# Directions
Return the lines that follow, exactly as they appear, from the first through the one containing "dash_capstyle='round', zorder=2)"; no pictures are to be included.
** start of Extracted material **
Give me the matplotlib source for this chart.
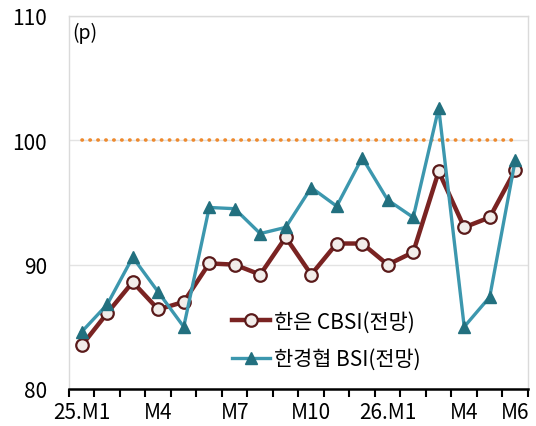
import numpy as np
import matplotlib
matplotlib.use('Agg')
import matplotlib.pyplot as plt

plt.rcParams['font.family'] = ['Noto Sans CJK KR', 'DejaVu Sans']

# 월별 지표 (25.M1 ~ 26.M6)
months = ['25.M1', 'M2', 'M3', 'M4', 'M5', 'M6', 'M7', 'M8', 'M9', 'M10', 'M11', 'M12',
          '26.M1', 'M2', 'M3', 'M4', 'M5', 'M6']
cbsi = [83.5, 86.1, 88.6, 86.4, 87.0, 90.1, 90.0, 89.2, 92.2, 89.2, 91.7, 91.7,
        90.0, 91.0, 97.5, 93.0, 93.8, 97.6]
bsi = [84.6, 86.8, 90.6, 87.8, 85.0, 94.6, 94.5, 92.5, 93.0, 96.2, 94.7, 98.6,
       95.2, 93.8, 102.6, 85.0, 87.4, 98.4]
shown_labels = ['25.M1', 'M4', 'M7', 'M10', '26.M1', 'M4', 'M6']
shown_pos = [0, 3, 6, 9, 12, 15, 17]

x = np.arange(len(months))

fig = plt.figure(figsize=(5.36, 4.27), dpi=100)
ax = fig.add_axes([0.1287, 0.0867, 0.8563, 0.8735])

# 기준선 100
ax.plot([x[0], x[-1]], [100, 100], color='#EE8A2E', lw=2.6, ls=(0, (0.1, 2.1)),
        dash_capstyle='round', zorder=2)

ax.plot(x, cbsi, color='#7A2322', lw=3.2, marker='o', ms=9,
        markerfacecolor='#F2EDEA', markeredgecolor='#5A1A1A', markeredgewidth=1.6,
        label='한은 CBSI(전망)', zorder=3)
ax.plot(x, bsi, color='#3C97AE', lw=2.4, marker='^', ms=9,
        markerfacecolor='#22707F', markeredgecolor='#22707F',
        label='한경협 BSI(전망)', zorder=4)

ax.set_xlim(-0.5, 17.5)
ax.set_ylim(80, 110)
ax.set_yticks([80, 90, 100, 110])
ax.grid(axis='y', color='#E3E3E3', lw=1)
ax.set_axisbelow(True)

ax.set_xticks(shown_pos)
ax.set_xticklabels(shown_labels)
ax.set_xticks(np.arange(-0.5, 18, 1), minor=True)
ax.tick_params(axis='x', which='major', length=0, pad=9, labelsize=15)
ax.tick_params(axis='x', which='minor', length=6, width=1.5, color='black', direction='out')
ax.tick_params(axis='y', length=0, pad=16, labelsize=15)

for side in ['left', 'right', 'top']:
    ax.spines[side].set_color('#DADADA')
    ax.spines[side].set_linewidth(1)
ax.spines['bottom'].set_color('black')
ax.spines['bottom'].set_linewidth(1.8)

ax.text(0.008, 0.985, '(p)', transform=ax.transAxes, fontsize=14, va='top', ha='left')

ax.legend(loc='lower left', bbox_to_anchor=(0.315, 0.0), frameon=False, fontsize=15,
          handlelength=1.8, handletextpad=0.2, labelspacing=0.75)

fig.savefig('out.png', dpi=100)
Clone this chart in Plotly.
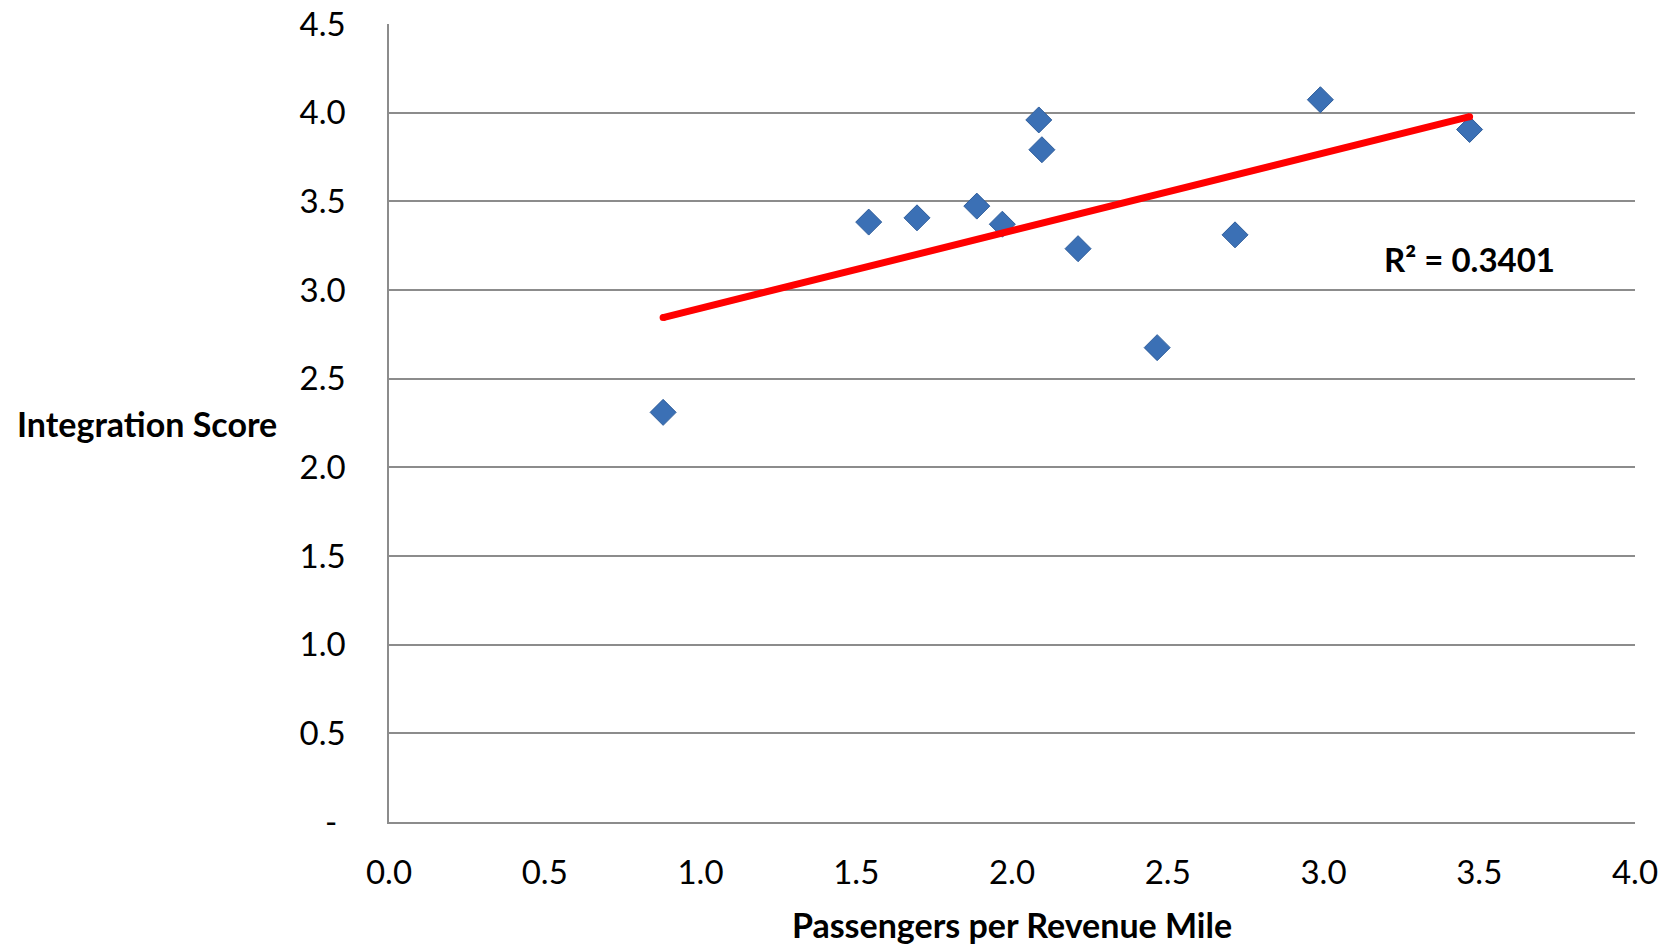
import numpy as np
import plotly.graph_objects as go

# Passengers per revenue mile vs. integration score, one point per system
passengers_per_mile = [0.88, 1.54, 1.695, 1.887, 1.969, 2.086, 2.096, 2.212, 2.466, 2.716, 2.99, 3.469]
integration_score = [2.31, 3.383, 3.407, 3.473, 3.371, 3.959, 3.791, 3.233, 2.675, 3.311, 4.073, 3.905]

y_tick_vals = [0, 0.5, 1.0, 1.5, 2.0, 2.5, 3.0, 3.5, 4.0, 4.5]
y_tick_text = ["-\u00a0", "0.5", "1.0", "1.5", "2.0", "2.5", "3.0", "3.5", "4.0", "4.5"]
x_tick_vals = [0, 0.5, 1.0, 1.5, 2.0, 2.5, 3.0, 3.5, 4.0]
x_tick_text = ["0.0", "0.5", "1.0", "1.5", "2.0", "2.5", "3.0", "3.5", "4.0"]

r_squared_label = "R\u00b2 = 0.3401"

# Linear least-squares trend line over the range of the data
x = np.array(passengers_per_mile)
y = np.array(integration_score)
slope, intercept = np.polyfit(x, y, 1)
trend_x = np.array([x.min(), x.max()])
trend_y = slope * trend_x + intercept

FONT = "Lato, Carlito, Calibri, sans-serif"
GRID = "#8c8c8c"

fig = go.Figure()

fig.add_trace(go.Scatter(
    x=passengers_per_mile, y=integration_score,
    mode="markers",
    marker=dict(symbol="diamond", size=20, color="#3b70b5",
                line=dict(color="#2f5e9c", width=1)),
    showlegend=False,
))

fig.add_trace(go.Scatter(
    x=trend_x, y=trend_y,
    mode="lines+markers",
    line=dict(color="#ff0000", width=7),
    marker=dict(symbol="circle", size=7, color="#ff0000"),
    showlegend=False,
))

fig.add_annotation(
    x=3.188, y=3.175, xref="x", yref="y",
    text="<b>" + r_squared_label + "</b>",
    showarrow=False, xanchor="left", yanchor="middle",
    font=dict(family=FONT, size=33, color="black"),
)

fig.add_annotation(
    x=-0.3, y=0.5, xref="paper", yref="paper",
    text="<b>Integration Score</b>",
    showarrow=False, xanchor="left", yanchor="middle",
    font=dict(family=FONT, size=34, color="black"),
)

fig.update_layout(
    width=1671, height=945,
    margin=dict(l=389, r=36, t=24, b=123),
    paper_bgcolor="white", plot_bgcolor="white",
    font=dict(family=FONT, size=33, color="black"),
    xaxis=dict(
        range=[0, 4], tickvals=x_tick_vals, ticktext=x_tick_text,
        showgrid=False, zeroline=False, automargin=False,
        showline=True, linecolor=GRID, linewidth=1.5,
        ticks="", ticklabelstandoff=21,
        title=dict(text="<b>Passengers per Revenue Mile</b>",
                   font=dict(family=FONT, size=34, color="black"), standoff=29),
    ),
    yaxis=dict(
        range=[0, 4.5], tickvals=y_tick_vals, ticktext=y_tick_text,
        showgrid=True, gridcolor=GRID, gridwidth=1.5,
        zeroline=False, automargin=False,
        showline=True, linecolor=GRID, linewidth=1.5,
        ticks="", ticklabelstandoff=35,
    ),
)

fig.write_html("out.html")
** end of Extracted material **
# Task output
Give me the matplotlib source for this chart.
import numpy as np
import matplotlib
matplotlib.use('Agg')
import matplotlib.pyplot as plt

plt.rcParams['font.family'] = ['Noto Sans CJK KR', 'DejaVu Sans']

# 월별 지표 (25.M1 ~ 26.M6)
months = ['25.M1', 'M2', 'M3', 'M4', 'M5', 'M6', 'M7', 'M8', 'M9', 'M10', 'M11', 'M12',
          '26.M1', 'M2', 'M3', 'M4', 'M5', 'M6']
cbsi = [83.5, 86.1, 88.6, 86.4, 87.0, 90.1, 90.0, 89.2, 92.2, 89.2, 91.7, 91.7,
        90.0, 91.0, 97.5, 93.0, 93.8, 97.6]
bsi = [84.6, 86.8, 90.6, 87.8, 85.0, 94.6, 94.5, 92.5, 93.0, 96.2, 94.7, 98.6,
       95.2, 93.8, 102.6, 85.0, 87.4, 98.4]
shown_labels = ['25.M1', 'M4', 'M7', 'M10', '26.M1', 'M4', 'M6']
shown_pos = [0, 3, 6, 9, 12, 15, 17]

x = np.arange(len(months))

fig = plt.figure(figsize=(5.36, 4.27), dpi=100)
ax = fig.add_axes([0.1287, 0.0867, 0.8563, 0.8735])

# 기준선 100
ax.plot([x[0], x[-1]], [100, 100], color='#EE8A2E', lw=2.6, ls=(0, (0.1, 2.1)),
        dash_capstyle='round', zorder=2)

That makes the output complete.